Поздоровавшись с саперами, государь еще раз удостоил благодарить их за преданность и усердие, оказанные ими накануне и, взяв за руку сопровождавшего его великого князя Михаила Павловича, представил его саперам, как преемника своего в звании генерал-инспектора по инженерной части, прибавив: "Что он уверен, что они брата его будут также любить, как любили его". Затем государь объявил нам, что он оставляет за собою звание шефа батальона, с чувством поцеловал командира батальона, полковника Геруа и поздравил флигель-адъютантом своим младшего штаб-офицера батальона, полковника Белли (Григорий Григорьевич?).

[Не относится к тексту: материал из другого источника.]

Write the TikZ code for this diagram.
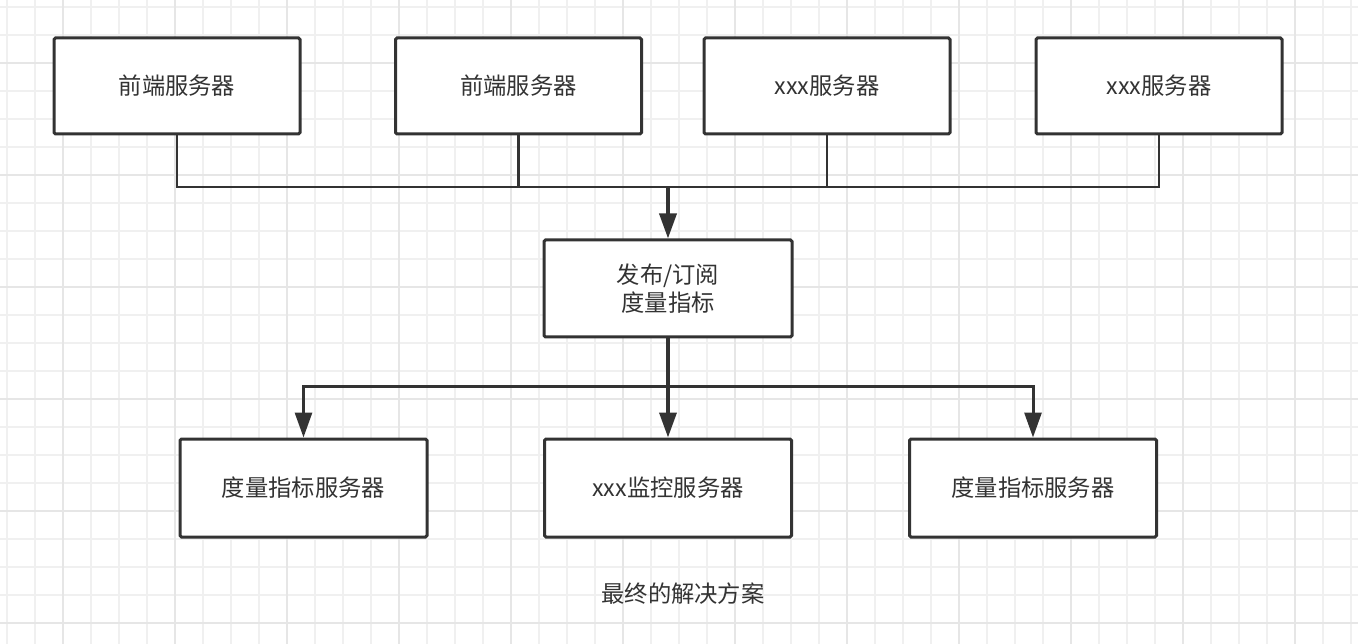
\documentclass[tikz,border=0pt]{standalone}
\usepackage{fontspec}
\setmainfont{Noto Sans CJK SC}
\usetikzlibrary{arrows.meta}
\definecolor{ink}{HTML}{333333}
\definecolor{gridminor}{HTML}{F0F0F0}
\definecolor{gridmajor}{HTML}{E6E6E6}
\tikzset{
  box/.style={draw=ink, line width=3pt, fill=white, rounded corners=1.5pt,
    minimum width=246pt, minimum height=96pt, inner sep=0pt, text=ink,
    align=center, font=\fontsize{23.3}{28}\selectfont},
  link/.style={draw=ink, line width=2.6pt},
  flow/.style={draw=ink, line width=3.6pt, -{Triangle[length=25pt,width=17pt]}},
  caption/.style={text=ink, font=\fontsize{23.3}{28}\selectfont, inner sep=0pt}
}
\begin{document}
\begin{tikzpicture}[x=1pt,y=-1pt]
\useasboundingbox (0,0) rectangle (1358,644);
\fill[white] (0,0) rectangle (1358,644);
% grid
\foreach \k in {0,...,48} {
  \pgfmathsetmacro{\xx}{6.8+28*\k}
  \draw[gridminor, line width=1.6pt] (\xx,0) -- (\xx,644);
}
\foreach \k in {0,...,22} {
  \pgfmathsetmacro{\yy}{6.8+28*\k}
  \draw[gridminor, line width=1.6pt] (0,\yy) -- (1358,\yy);
}
\foreach \k in {2,6,...,46} {
  \pgfmathsetmacro{\xx}{6.8+28*\k}
  \draw[gridmajor, line width=2pt] (\xx,0) -- (\xx,644);
}
\foreach \k in {2,6,...,22} {
  \pgfmathsetmacro{\yy}{6.8+28*\k}
  \draw[gridmajor, line width=2pt] (0,\yy) -- (1358,\yy);
}
% nodes
\node[box] (t1) at (177,86) {前端服务器};
\node[box] (t2) at (518.5,86) {前端服务器};
\node[box] (t3) at (827,86) {xxx服务器};
\node[box] (t4) at (1159,86) {xxx服务器};
\node[box, minimum width=248pt, minimum height=97pt] (m) at (668,288.5) {发布/订阅\\度量指标};
\node[box, minimum width=247pt, minimum height=98pt] (b1) at (303.5,488) {度量指标服务器};
\node[box, minimum width=247pt, minimum height=98pt] (b2) at (668,488) {xxx监控服务器};
\node[box, minimum width=247pt, minimum height=98pt] (b3) at (1033,488) {度量指标服务器};
\node[caption] (cap) at (683,594) {最终的解决方案};
% connectors
\coordinate (j) at (668,187);
\coordinate (k) at (668,387);
\draw[link] (t1.south) |- (j) -| (t4.south);
\draw[link] (t2.south) -- (t2.south |- j);
\draw[link] (t3.south) -- (t3.south |- j);
\draw[flow] (j) -- (m.north);
\draw[flow] (m.south) -- (b2.north);
\draw[flow, line width=3pt] (k) -| (b1.north);
\draw[flow, line width=3pt] (k) -| (b3.north);
\end{tikzpicture}
\end{document}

Выйдя за главные дворцовые ворота, государь сел на коня и произвел смотр всем частям гвардейского корпуса, защищавшим накануне и утром этого дня Дворцовую, Адмиралтейскую и Сенатскую площади. Войска эти, по проходе церемониальным маршем мимо государя, возвратились в свои казармы, а также и лейб-гвардии саперный батальон, по сдаче караулов в Зимнем дворце 1-му батальону лейб-гвардии Преображенского полка.